● **TASK BRIEF**: In your copy, leave out the pictures; write out all the data exactly.

● **DATA LINES**:
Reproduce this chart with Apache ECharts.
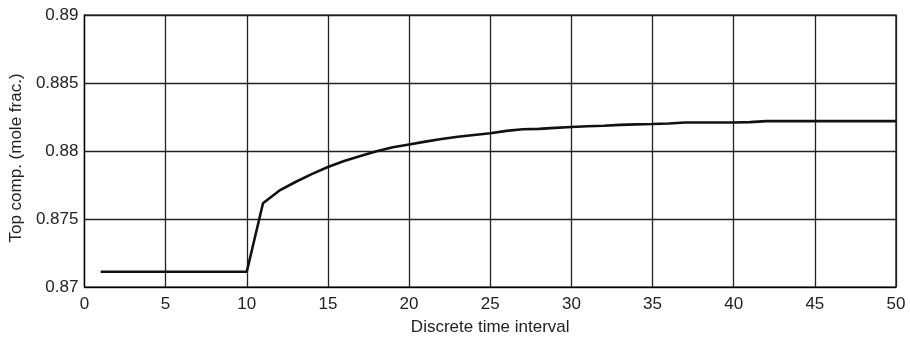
<!DOCTYPE html>
<html>
<head>
<meta charset="utf-8">
<script src="https://cdn.jsdelivr.net/npm/echarts@6/dist/echarts.min.js"></script>
<style>html,body{margin:0;padding:0;background:#fff;}#c{width:910px;height:343px;}</style>
</head>
<body>
<div id="c"></div>
<script>
var timeSteps = [1,2,3,4,5,6,7,8,9,10,11,12,13,14,15,16,17,18,19,20,21,22,23,24,25,26,27,28,29,30,31,32,33,34,35,36,37,38,39,40,41,42,43,44,45,46,47,48,49,50];
var topComp = [0.87112,0.87112,0.87112,0.87112,0.87112,0.87112,0.87112,0.87112,0.87112,0.87112,
  0.87616,0.87708,0.87772,0.87830,0.87882,0.87926,0.87964,0.87998,0.88027,0.88048,
  0.88069,0.88088,0.88105,0.88118,0.88130,0.88148,0.88160,0.88163,0.88170,0.88176,
  0.88182,0.88186,0.88192,0.88196,0.88198,0.88202,0.88210,0.88210,0.88210,0.88210,
  0.88212,0.88220,0.88220,0.88220,0.88220,0.88220,0.88220,0.88220,0.88220,0.88220];
var xTicks = [0,5,10,15,20,25,30,35,40,45,50];
var yTicks = [0.87,0.875,0.88,0.885,0.89];
var xTitle = 'Discrete time interval';
var yTitle = 'Top comp. (mole frac.)';

var font = 'Liberation Sans, Arial, Helvetica, sans-serif';
var chart = echarts.init(document.getElementById('c'), null, {renderer: 'canvas'});
var pts = timeSteps.map(function (t, i) { return [t, topComp[i]]; });
chart.setOption({
  animation: false,
  backgroundColor: '#fff',
  grid: {left: 83, right: 14, top: 15, bottom: 56, show: true, borderColor: '#000', borderWidth: 1.2, backgroundColor: 'transparent'},
  xAxis: {
    type: 'value', min: xTicks[0], max: xTicks[xTicks.length - 1], interval: 5,
    name: xTitle, nameLocation: 'middle', nameGap: 32,
    nameTextStyle: {fontFamily: font, fontSize: 17, color: '#222'},
    axisLine: {show: true, lineStyle: {color: '#000', width: 1.2}},
    axisTick: {show: false},
    axisLabel: {fontFamily: font, fontSize: 17, color: '#222', margin: 9,
      formatter: function (v) { return xTicks.indexOf(v) >= 0 ? String(v) : ''; }},
    splitLine: {show: true, lineStyle: {color: '#222', width: 1.3}}
  },
  yAxis: {
    type: 'value', min: yTicks[0], max: yTicks[yTicks.length - 1], interval: 0.005,
    name: yTitle, nameLocation: 'middle', nameGap: 53,
    nameTextStyle: {fontFamily: font, fontSize: 17, color: '#222', padding: [0, 14, 0, 0]},
    axisLine: {show: true, lineStyle: {color: '#000', width: 1.2}},
    axisTick: {show: false},
    axisLabel: {fontFamily: font, fontSize: 17, color: '#222', margin: 6,
      formatter: function (v) { var r = Math.round(v * 1000) / 1000; return String(r); }},
    splitLine: {show: true, lineStyle: {color: '#222', width: 1.3}}
  },
  series: [{
    type: 'line', data: pts, showSymbol: false, symbol: 'none',
    lineStyle: {color: '#111', width: 2.6}
  }]
});
</script>
</body>
</html>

● **EXERCISE RESPONSE**:
Reproduce this chart with Apache ECharts.
<!DOCTYPE html>
<html>
<head>
<meta charset="utf-8">
<script src="https://cdn.jsdelivr.net/npm/echarts@6/dist/echarts.min.js"></script>
<style>html,body{margin:0;padding:0;background:#fff;}#c{width:910px;height:343px;}</style>
</head>
<body>
<div id="c"></div>
<script>
var timeSteps = [1,2,3,4,5,6,7,8,9,10,11,12,13,14,15,16,17,18,19,20,21,22,23,24,25,26,27,28,29,30,31,32,33,34,35,36,37,38,39,40,41,42,43,44,45,46,47,48,49,50];
var topComp = [0.87112,0.87112,0.87112,0.87112,0.87112,0.87112,0.87112,0.87112,0.87112,0.87112,
  0.87616,0.87708,0.87772,0.87830,0.87882,0.87926,0.87964,0.87998,0.88027,0.88048,
  0.88069,0.88088,0.88105,0.88118,0.88130,0.88148,0.88160,0.88163,0.88170,0.88176,
  0.88182,0.88186,0.88192,0.88196,0.88198,0.88202,0.88210,0.88210,0.88210,0.88210,
  0.88212,0.88220,0.88220,0.88220,0.88220,0.88220,0.88220,0.88220,0.88220,0.88220];
var xTicks = [0,5,10,15,20,25,30,35,40,45,50];
var yTicks = [0.87,0.875,0.88,0.885,0.89];
var xTitle = 'Discrete time interval';
var yTitle = 'Top comp. (mole frac.)';

var font = 'Liberation Sans, Arial, Helvetica, sans-serif';
var chart = echarts.init(document.getElementById('c'), null, {renderer: 'canvas'});
var pts = timeSteps.map(function (t, i) { return [t, topComp[i]]; });
chart.setOption({
  animation: false,
  backgroundColor: '#fff',
  grid: {left: 83, right: 14, top: 15, bottom: 56, show: true, borderColor: '#000', borderWidth: 1.2, backgroundColor: 'transparent'},
  xAxis: {
    type: 'value', min: xTicks[0], max: xTicks[xTicks.length - 1], interval: 5,
    name: xTitle, nameLocation: 'middle', nameGap: 32,
    nameTextStyle: {fontFamily: font, fontSize: 17, color: '#222'},
    axisLine: {show: true, lineStyle: {color: '#000', width: 1.2}},
    axisTick: {show: false},
    axisLabel: {fontFamily: font, fontSize: 17, color: '#222', margin: 9,
      formatter: function (v) { return xTicks.indexOf(v) >= 0 ? String(v) : ''; }},
    splitLine: {show: true, lineStyle: {color: '#222', width: 1.3}}
  },
  yAxis: {
    type: 'value', min: yTicks[0], max: yTicks[yTicks.length - 1], interval: 0.005,
    name: yTitle, nameLocation: 'middle', nameGap: 53,
    nameTextStyle: {fontFamily: font, fontSize: 17, color: '#222', padding: [0, 14, 0, 0]},
    axisLine: {show: true, lineStyle: {color: '#000', width: 1.2}},
    axisTick: {show: false},
    axisLabel: {fontFamily: font, fontSize: 17, color: '#222', margin: 6,
      formatter: function (v) { var r = Math.round(v * 1000) / 1000; return String(r); }},
    splitLine: {show: true, lineStyle: {color: '#222', width: 1.3}}
  },
  series: [{
    type: 'line', data: pts, showSymbol: false, symbol: 'none',
    lineStyle: {color: '#111', width: 2.6}
  }]
});
</script>
</body>
</html>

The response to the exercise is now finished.